Le selfie désigne un nouvel espace d'affrontements symboliques
À l’image du miroir magique de Lewis Carroll, le smartphone permet d’immerger son utilisateur dans un univers inversé, le monde numérique. Dans un selfie publié sur Instagram le 18 mars 2018, Cindy Sherman, artiste de la Pictures Generation et figure incontournable de ce que l’on pourrait baptiser la « Selfies Generation », résume ce nouveau paradigme du sujet propulsé de l’autre côté de l’écran. Dans un jeu de miroir numérique, on aperçoit le visage de l’artiste déformé grâce à quelques manipulations élémentaires sur Facetune. Elle apparaît comme perdue dans l’Espace, avec en ligne de mire le globe terrestre, symbole de notre réalité tangible. Les yeux écarquillés de l’artiste reflètent la désorientation que nous expérimentons quotidiennement devant cette vertigineuse mise en abyme et mise en orbite de nous-mêmes sur les réseaux sociaux.

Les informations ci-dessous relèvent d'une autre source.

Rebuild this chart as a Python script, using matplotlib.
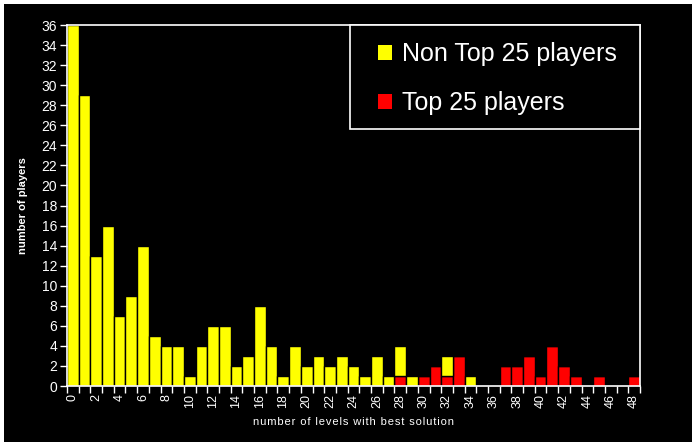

Tandis que de nombreux artistes, assistés de la commande vocale Siri, font du vulgaire selfie une œuvre d’art, La Joconde arbore une duck-face et devient un des nombreux « mèmes » qui inondent la Toile. Récréatifs ou créatifs, inesthétiques ou artistiques, les millions de selfies postés quotidiennement sur les réseaux sociaux dressent le portrait d’un temps présent gourmand en visibilités et qui se renouvelle aussi rapidement que la vitesse de connexion s’accélère. Les artistes contemporains tentent de rendre compte d’un phénomène où l’humanité tout entière semble avoir approuvé d’un seul geste les conditions d’utilisation de cette modernité 2.0. De nombreux plasticiens tels que Guido Segni, Ai Weiwei, Aram Bartholl, Xavier Cha ou encore Anna Uddenberg captent ainsi ce que la philosophe Baldine Saint Girons définit comme étant « autant une menace de saturation qu’une amorce de sublimation ».